After Douglas eventually found more civilized lodging and Jozo closed the restaurant, the Snow Den became a seasonal cottage, with basement bunks and a long line of visitors, including Czech composer Bohuslav Martinu.
“That unbelievably modest little building went through a lot of stages,” says Helen, who spent a full summer living there with her young children. “We could write a whole book on just this building.”

Helen’s brother George Weider has scores of memories from summers there: renting rowboats and kayaks to tourists, retrieving the crafts as they drifted away; using a crane to install repurposed cement pillars as a shore break; getting blown out to sea in an innertube, fearing for his life before being saved by helpful guests; working endless hours at the restaurant across the road.
Revival
As the Weider family aged, the beach house saw fewer visitors and more dust. By the early 2000s, it was primarily used as storage. Jake’s son Mike, who now owns the Osler chalet, purchased the beach property quickly when it came to market a decade ago. Knowing its history and ties to his father, he had long hoped to bring it into the family.

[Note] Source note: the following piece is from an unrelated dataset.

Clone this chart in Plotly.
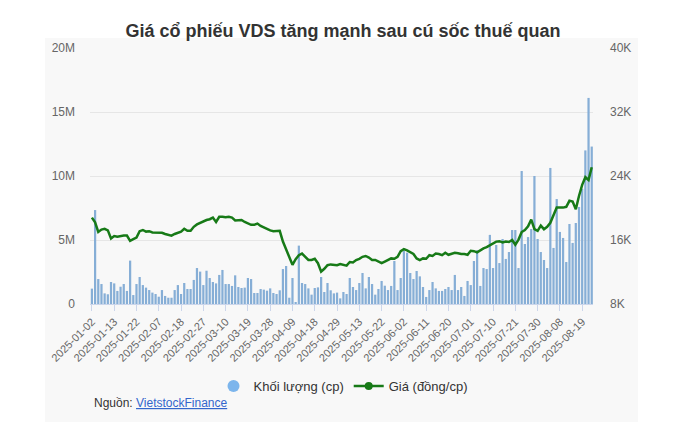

The double lot was pre-approved for construction of a larger home, but Mike chose instead to preserve and restore the existing structure. Sitting directly on bedrock, its log base had begun to decay; Mike poured a new concrete basement, re-stacking and re-chinking the logs to conceal its modern foundation. He salvaged and restored the original windows and, where the trim’s sculpted European details showed signs of rot, painstakingly reconstructed each curve and matched historic paint.
Adding lakeside french doors and deck, then whitewashing and refinishing the interior, Mike transformed the dark, unused space into a bright, warm beach house, filling the walls and rafters with pieces of family history alongside treasures discovered in the basement.
It is again a hub of activity. On hot summer days, kids and parents clamber down the hill, arms filled with towels, toys and snacks, headed for an afternoon at the beach. Mike and his wife Cecilia occasionally host friends for a shoreline sunset BBQ.
Winters at the cottage, though, are left to family folklore. Feeling the snowy winds blow across their face as they slept, chipping away at ice in the morning wash bucket, lugging their equipment for an hour-long hike—Jake, Douglas and the other ski pioneers were an entirely different breed.
With modern conveniences like ski in/ski out access, a two-storey stone fireplace, a renovated kitchen—and indoor plumbing—the family sticks close to Jake’s beloved Osler chalet all season these days. And the beach house stays shut up tight ‘til spring.